Every organization does GRC (governance, risk management, and compliance), but it does not mean that every organization does GRC well. Complicating this is a maze of GRC technologies. Some are built to solve very specific problems, others focus on department/function wide management of GRC related activities, some are enterprise platforms for a specific purpose (e.g., enterprise policy management, third party management, risk management). And some are Enterprise GRC platforms to try to bring everything together in a single architecture. But then many fail, often watering down GRC to the lowest common denominator and frustrating those in the trenches of business and the back-office of GRC. As a result, many organizations have begun approaching GRC architecture and allowing for a core system to be the hub that integrates with best of breed GRC solutions where they make sense.

Adding to this is the maze of over 800 GRC technology solutions in the market across 17 primary segments of GRC domains with many sub-segments in each. The primary segments are:

  • Enterprise GRC Platforms. Capability to manage an integrated architecture across multiple GRC areas in a structured strategy, process, information and technology architecture (see How to Purchase Enterprise GRC Platforms).
  • Audit Management & Analytics. Capability to manage audit planning, staff, documentation, execution/field work, findings, reporting, and analytics (see How to Purchase Audit Management Solutions & Platforms).
  • Automated Control Enforcement & Monitoring. Capability to automate the detection and enforcement of internal controls in business processes, systems, records, transactions, documents, and information.
  • Business Continuity Management. Capability to manage, maintain, and test continuity and disaster plans, and implement these plans expected and unexpected disruptions to all areas of operation.
  • Compliance Management. Capability to manage an overall compliance program, document and manage change to obligations, assess compliance, remediate non-compliance, and report (see How to Purchase Compliance Management Solutions & Platforms).
  • Environmental Management.
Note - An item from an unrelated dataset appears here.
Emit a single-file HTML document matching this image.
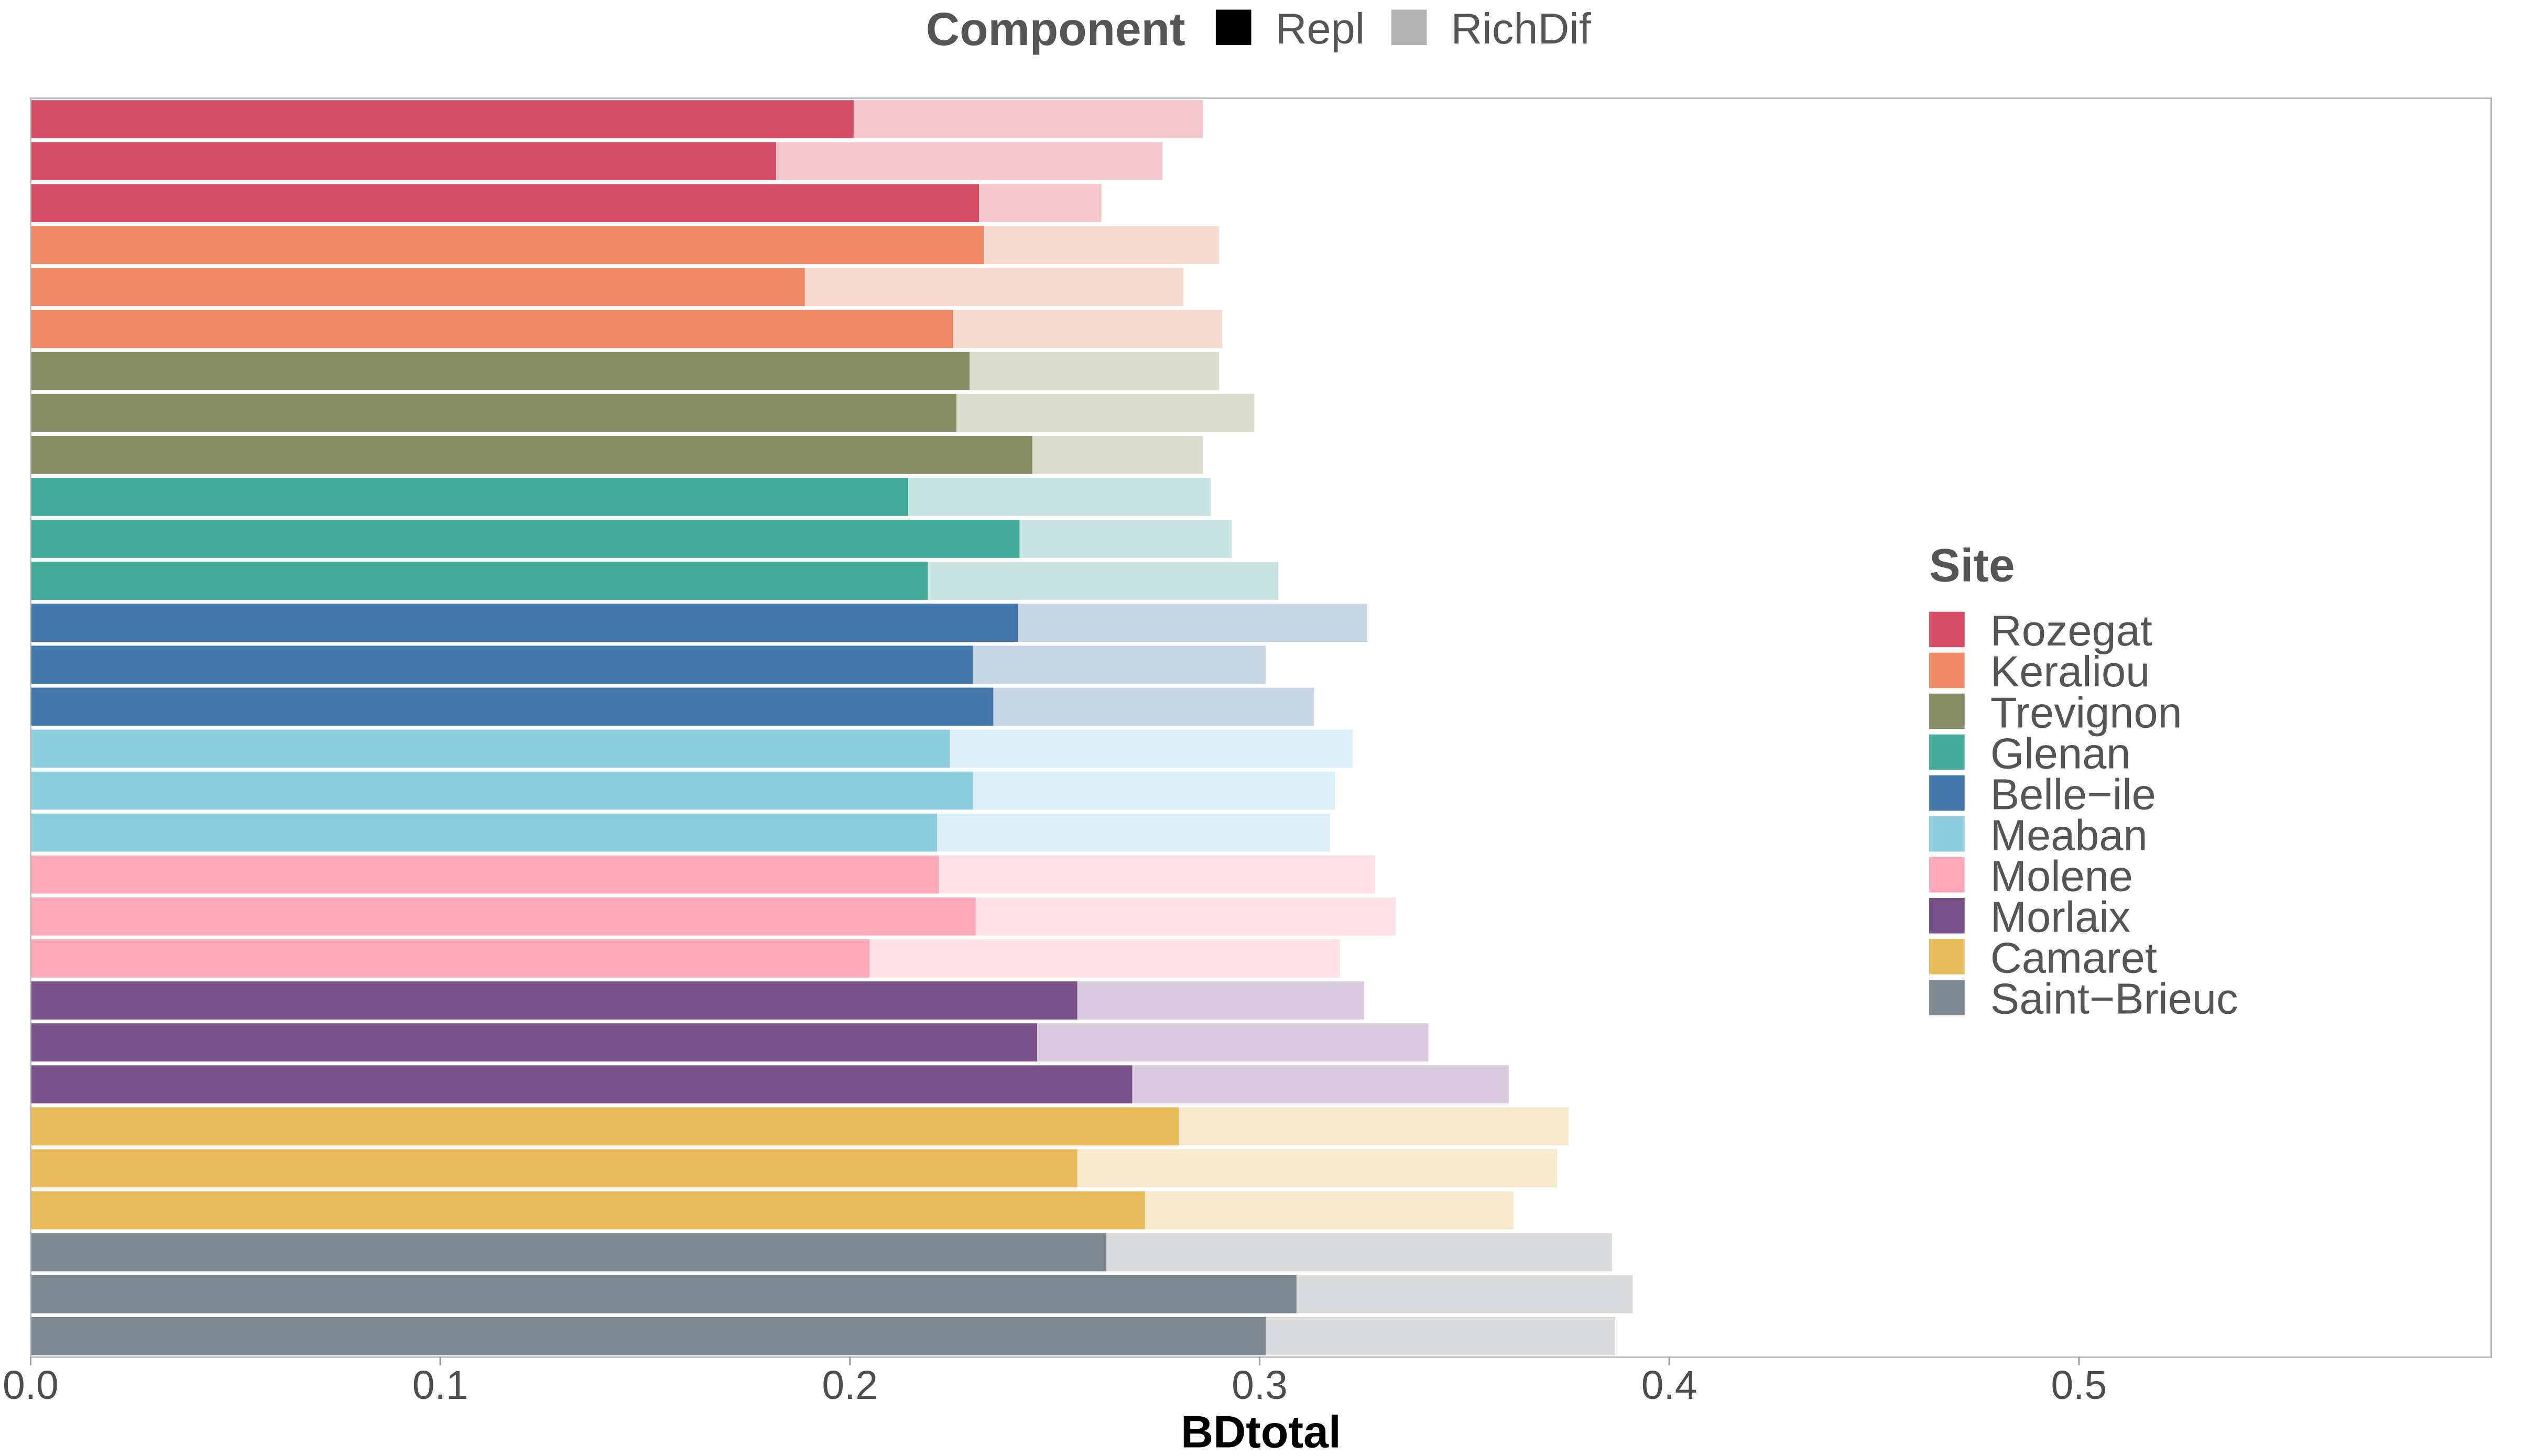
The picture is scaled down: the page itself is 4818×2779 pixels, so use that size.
<!DOCTYPE html>
<html><head><meta charset="utf-8"><style>
html,body{margin:0;padding:0;background:#fff}
svg{display:block;font-family:"Liberation Sans",Arial,sans-serif}
</style></head><body>
<svg id="chart" width="4818" height="2779" viewBox="0 0 1568 904.4" xmlns="http://www.w3.org/2000/svg">
<rect x="0" y="0" width="1568" height="905" fill="#fff"/>
<g id="bars"></g>
<rect x="19" y="61" width="1528" height="782" fill="none" stroke="#BDBDBD" stroke-width="1"/>
<g id="xaxis"></g>
<text x="783" y="899" text-anchor="middle" font-size="28" font-weight="bold" fill="#000">BDtotal</text>
<g>
<text x="575" y="28" font-size="29" font-weight="bold" fill="#555">Component</text>
<rect x="755" y="6" width="22" height="22" fill="#000"/>
<text x="792" y="27" font-size="27" fill="#555">Repl</text>
<rect x="864" y="6" width="22" height="22" fill="#B3B3B3"/>
<text x="901" y="27" font-size="27" fill="#555">RichDif</text>
</g>
<g id="sitelegend">
<text x="1198" y="361" font-size="29" font-weight="bold" fill="#555">Site</text>
</g>
</svg>
<script>
const sites = ["Rozegat","Keraliou","Trevignon","Glenan","Belle-ile","Meaban","Molene","Morlaix","Camaret","Saint-Brieuc"];
const siteColors = ["#D64F66","#EE8A67","#858B62","#45AB99","#4377A9","#8ECDDD","#FFA8BA","#7B518A","#E7BB5A","#7F878F"];
const siteLight = ["#F2C8CE","#F8DAD0","#DBDDD1","#C8E6E1","#C7D6E5","#DDF0F5","#FFE2E8","#D8CBDD","#F7E9CC","#D9DBDD"];
const barSite = [0,0,0,1,1,1,2,2,2,3,3,3,4,4,4,5,5,5,6,6,6,7,7,7,8,8,8,9,9,9];
const replValues = [0.2009,0.182,0.2315,0.2327,0.189,0.2252,0.2292,0.226,0.2445,0.2142,0.2414,0.219,0.241,0.23,0.235,0.2244,0.23,0.2213,0.2217,0.2307,0.2048,0.2555,0.2457,0.2689,0.2803,0.2555,0.272,0.2626,0.309,0.3015];
const totalValues = [0.2862,0.2763,0.2614,0.2901,0.2814,0.2909,0.2901,0.2987,0.2862,0.2881,0.2932,0.3046,0.3263,0.3015,0.3133,0.3227,0.3184,0.3172,0.3282,0.3333,0.3196,0.3255,0.3412,0.3608,0.3754,0.3726,0.362,0.386,0.3911,0.3868];
const xTicks = [0,0.1,0.2,0.3,0.4,0.5];
const xTickLabels = ["0.0","0.1","0.2","0.3","0.4","0.5"];

(function(){
const NS="http://www.w3.org/2000/svg";
const x0=19, pxPerUnit=2544, plotTop=61, plotBottom=843;
const xScale=v=>x0+v*pxPerUnit;
const band=(plotBottom-plotTop)/replValues.length;
const yScale=i=>plotTop+i*band;
function mk(tag,attrs){const e=document.createElementNS(NS,tag);for(const k in attrs)e.setAttribute(k,attrs[k]);return e;}
const bars=document.getElementById('bars');
for(let i=0;i<replValues.length;i++){
  const y=yScale(i)+1.2, h=band-2.4, s=barSite[i];
  const r2=mk('rect',{x:xScale(replValues[i]),y:y,width:xScale(totalValues[i])-xScale(replValues[i]),height:h,fill:siteLight[s]});
  
  
  bars.appendChild(r2);
  const r1=mk('rect',{x:xScale(0),y:y,width:xScale(replValues[i])-xScale(0),height:h,fill:siteColors[s]});
  
  
  bars.appendChild(r1);
}
const xa=document.getElementById('xaxis');
xTicks.forEach((t,i)=>{
  const l=mk('line',{x1:xScale(t),x2:xScale(t),y1:843,y2:848,stroke:'#999','stroke-width':1});
  
  
  xa.appendChild(l);
  const tx=mk('text',{x:xScale(t),y:869,'text-anchor':'middle','font-size':25,fill:'#4d4d4d'});
  tx.textContent=xTickLabels[i];
  
  
  xa.appendChild(tx);
});
const lg=document.getElementById('sitelegend');
sites.forEach((s,i)=>{
  const y=380+i*25.4;
  const r=mk('rect',{x:1198,y:y,width:22,height:22,fill:siteColors[i]});
  
  
  lg.appendChild(r);
  const t=mk('text',{x:1236,y:y+21,'font-size':27,fill:'#555'});
  t.textContent=s.replace('-','\u2212');
  
  
  lg.appendChild(t);
});
})();
</script>
</body></html>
Capability to document, monitor, assess, analyze, record, and report on environmental activities and compliance.
  • Health & Safety Management. Capability to manage, document, monitor, assess, report, and address incidents related to the health and safety of the workforce and workplace.
  • Internal Control Management. Capability to manage, define, document, map, monitor, test, assess, and report on internal controls of the organization.
  • IT GRC Management. Capability to govern IT in context of business objectives and manage IT process, technology, and information risk and compliance (see How to Purchase IT GRC Management Solutions & Platforms).
  • Issue Reporting & Management. Capability to notify on issues and incidents and manage, document, resolve, and report on the range of complaints, issues, incidents, events, investigations, and cases.
  • Legal Management. Capability to manage, monitor, and report on the organization’s legal operations, processes, matters, risks, and activities.
  • Physical Security Management. Capability to manage risk and losses to individuals and physical assets, facilities, inventory, and other property.
  • Policy & Training Management. Capability to mange the development, approval, distribution, communication, forms, maintenance, and records of policies, procedures and related awareness activities (see How to Purchase Policy Management Solutions & Platforms).
  • Quality Management. Capability to manage, assess, record, benchmark, and track activity, issues, failures, recalls, and improvement related to product and service quality.
  • Risk Management. Capability to identify, assess, measure, treat, manage, monitor, and report on risks to objectives, divisions, departments, processes, assets, and projects (see How to Purchase Risk Management Solutions & Platforms).
  • Strategy & Performance Management. Capability to govern, define, and manage strategic, financial, and operational objectives and related performance and risk activities.
  • Third Party Management. Capability to govern, manage, and monitor the array of 3rd party relationships in the enterprise, particularly risk and compliance challenges these relationships bring (see How to Purchase 3rd Party Management Solutions & Platforms).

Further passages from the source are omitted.